杜氏の辻麻衣子さんはその時、本当に楽しそうな笑顔で
「作ってる人間が楽しんで作ったもんは、大体お客さんも楽しんで飲んでくれるよなあ」と返し、食堂にいた皆さんが深くうなづきつつ口々に
「そうじゃなあ。」「じゃあ!じゃあ!」と納得の表情を浮かべていた場面に、僕はグッときました。

蔵の歴史を振り返れば、この会話にたどり着くまでにたくさんのトライ&エラーがあったのはいうまでもなく、次の一手が浮かばず悩んだ時間もあったと思います。
あの時は大変だったなあ、と笑い話として様々な話を聞いていたので、感じる部分がありました。

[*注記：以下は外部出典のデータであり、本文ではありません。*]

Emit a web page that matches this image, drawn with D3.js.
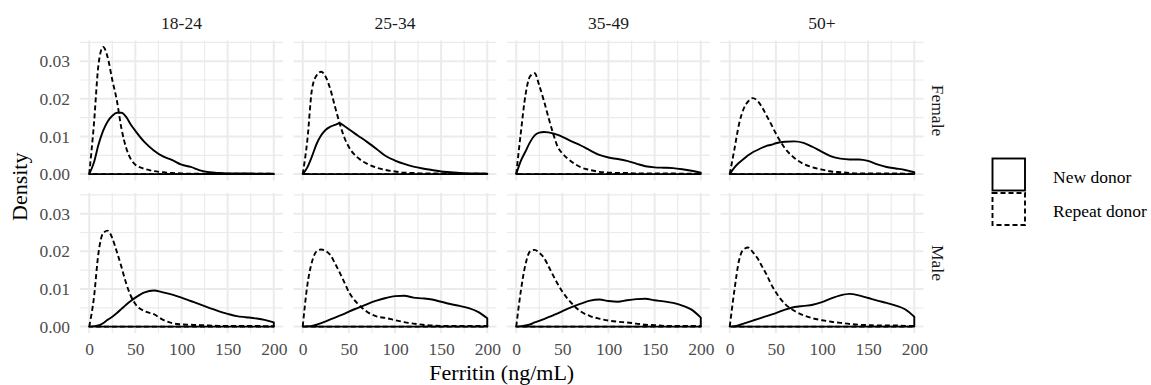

辻本店さんは、岡山と、地元勝山、そして雄町の未来のために様々な目標を掲げそれを突破してきました。
これまで僕は、「突破する」ということを苦しく、忍耐が必要なものと捉えていたのですが、雄町三部作の醸造に参加させてもらったことで、突破するという行為にも様々なスタイルがあることに気付けました。
いらぬ心配は横に置き、今やれることに集中して、日々の作業にあたる。その上で挑戦を大いに楽しむ。
そうすると、案外突破することって苦しいことではなくなるのかもしれません。

雄町という一つの素材に絞り切ることで、それを活かし切るために様々な工夫が施され、表現の幅が狭まるどころか広がっていく。
手札を少なくすることが、逆に無限の広がりを作っているというのも、また今回得た気づきの一つです。ものづくりの楽しみとは、むしろそこにあるのかな?なんて感じたりもしました。
つくづく、蔵の皆さんの仕事に対するバランス感には、脱帽させられっぱなしです。


蔵のすぐそばを流れる旭川の対岸から蔵を眺めた時の風景。
この川を源流とした地下水が酒造りに使用されている。

蔵人生活の終わりがもうすぐそこまできていることに、寂しさを覚えつつ、最後の1ヶ月をどう過ごすかという嬉しい悩みで頭がいっぱいです。
この連載も次のvol.6が最後になります。どんなことを書いて締め括ろうか…
難しく考えすぎず、最後まで楽しんで文章を綴っていけたらいいなあと思うばかりです。

11月からの約半年間。来る前はチャレンジ!と思って臨んだわけですが、今となっては、人に、風景に、おいしいものにたくさんの癒しをもらった休養期間のようになってしまいました。
最後の寄稿は、ありがとうの気持ちを込めてゆっくり内容を練っていきたいと思います。